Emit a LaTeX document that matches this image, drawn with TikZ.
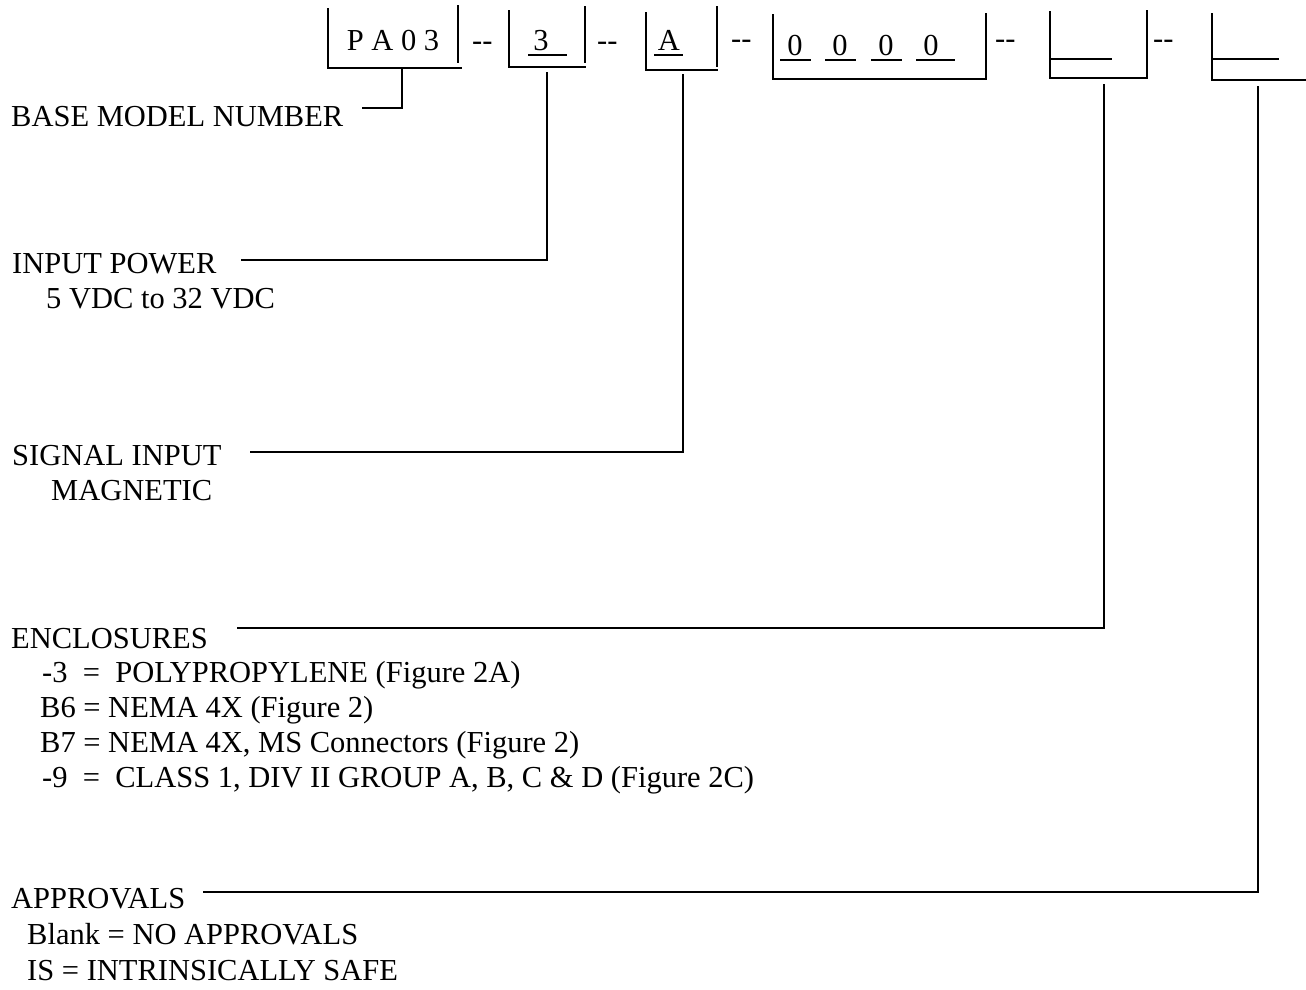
\documentclass[tikz,border=0pt]{standalone}
\usepackage{fontspec}
\setmainfont{Liberation Serif}
\begin{document}
\begin{tikzpicture}[x=1pt,y=-1pt,
  lbl/.style={anchor=base west,inner sep=0pt,font=\fontsize{30.5}{35}\selectfont},
  boxtxt/.style={anchor=base,inner sep=0pt,font=\fontsize{30.5}{35}\selectfont},
  brk/.style={line width=2.8pt},
  conn/.style={line width=2.6pt},
  uline/.style={line width=2pt}]
\useasboundingbox (0,0) rectangle (1306,989);

% --- code boxes ---
\draw[brk] (328,8) -- (328,68) -- (462,68);
\draw[brk] (458,5) -- (458,63);
\node[boxtxt] (t1) at (393,50) {P A 0 3};
\node[lbl] (sep1) at (472,50) {-{}-};

\draw[brk] (509,10) -- (509,67) -- (586,67);
\draw[brk] (585,6) -- (585,63);
\node[boxtxt] (t2) at (541,50) {3};
\draw[uline] (528,55) -- (567,55);
\node[lbl] (sep2) at (597,50) {-{}-};

\draw[brk] (646,12) -- (646,70) -- (718,70);
\draw[brk] (717,6) -- (717,67);
\node[boxtxt] (t3) at (669,50) {A};
\draw[uline] (654,55) -- (683,55);
\node[lbl] (sep3) at (731,48) {-{}-};

\draw[brk] (773,14) -- (773,79) -- (986,79) -- (986,13);
\node[boxtxt] (t4a) at (795,55) {0};
\node[boxtxt] (t4b) at (840,55) {0};
\node[boxtxt] (t4c) at (886,55) {0};
\node[boxtxt] (t4d) at (931,55) {0};
\draw[uline] (780,60) -- (811,60);
\draw[uline] (825,60) -- (856,60);
\draw[uline] (871,60) -- (902,60);
\draw[uline] (916,60) -- (955,60);
\node[lbl] (sep4) at (995,48) {-{}-};

\draw[brk] (1050,11) -- (1050,78) -- (1147,78) -- (1147,10);
\draw[uline] (1050,59) -- (1112,59);
\node[lbl] (sep5) at (1153,48) {-{}-};

\draw[brk] (1212,13) -- (1212,80) -- (1306,80);
\draw[uline] (1212,59) -- (1279,59);

% --- stem points and line ends ---
\coordinate (s1) at (402,68);
\coordinate (s2) at (547,72);
\coordinate (s3) at (683,74);
\coordinate (s5) at (1104,84);
\coordinate (s6) at (1258,86);
\coordinate (c1) at (362,108);
\coordinate (c2) at (241,260);
\coordinate (c3) at (250,452);
\coordinate (c4) at (237,628);
\coordinate (c5) at (203,892);

% --- labels ---
\node[lbl] (base) at (11,126) {BASE MODEL NUMBER};
\node[lbl] (inp) at (12,273) {INPUT POWER};
\node[lbl] (inp2) at (46,308) {5 VDC to 32 VDC};
\node[lbl] (sig) at (12,465) {SIGNAL INPUT};
\node[lbl] (sig2) at (51,500) {MAGNETIC};
\node[lbl] (enc) at (11,648) {ENCLOSURES};
\node[lbl] (enc1) at (42,682) {-3\ \ =\ \ POLYPROPYLENE (Figure 2A)};
\node[lbl] (enc2) at (40,717) {B6 = NEMA 4X (Figure 2)};
\node[lbl] (enc3) at (40,752) {B7 = NEMA 4X, MS Connectors (Figure 2)};
\node[lbl] (enc4) at (42,787) {-9\ \ =\ \ CLASS 1, DIV II GROUP A, B, C \& D (Figure 2C)};
\node[lbl] (app) at (11,908) {APPROVALS};
\node[lbl] (app1) at (27,944) {Blank = NO APPROVALS};
\node[lbl] (app2) at (27,980) {IS = INTRINSICALLY SAFE};

% --- connectors ---
\draw[conn] (c1) -| (s1);
\draw[conn] (c2) -| (s2);
\draw[conn] (c3) -| (s3);
\draw[conn] (c4) -| (s5);
\draw[conn] (c5) -| (s6);
\end{tikzpicture}
\end{document}
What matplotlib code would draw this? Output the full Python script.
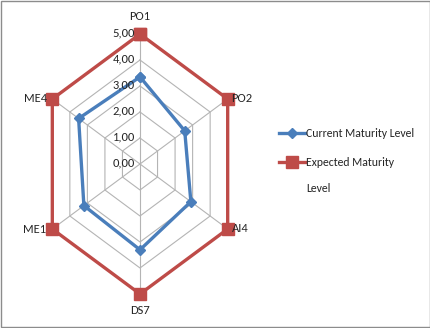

--------------------------------------------------

§ **Task**:
Quote, exactly and only, the lines from the first line of the data above through the line containing "(sep2) at (597,50)". The pictures do not belong in it.

§ **The reply**:
Emit a LaTeX document that matches this image, drawn with TikZ.
\documentclass[tikz,border=0pt]{standalone}
\usepackage{fontspec}
\setmainfont{Liberation Serif}
\begin{document}
\begin{tikzpicture}[x=1pt,y=-1pt,
  lbl/.style={anchor=base west,inner sep=0pt,font=\fontsize{30.5}{35}\selectfont},
  boxtxt/.style={anchor=base,inner sep=0pt,font=\fontsize{30.5}{35}\selectfont},
  brk/.style={line width=2.8pt},
  conn/.style={line width=2.6pt},
  uline/.style={line width=2pt}]
\useasboundingbox (0,0) rectangle (1306,989);

% --- code boxes ---
\draw[brk] (328,8) -- (328,68) -- (462,68);
\draw[brk] (458,5) -- (458,63);
\node[boxtxt] (t1) at (393,50) {P A 0 3};
\node[lbl] (sep1) at (472,50) {-{}-};

\draw[brk] (509,10) -- (509,67) -- (586,67);
\draw[brk] (585,6) -- (585,63);
\node[boxtxt] (t2) at (541,50) {3};
\draw[uline] (528,55) -- (567,55);
\node[lbl] (sep2) at (597,50) {-{}-};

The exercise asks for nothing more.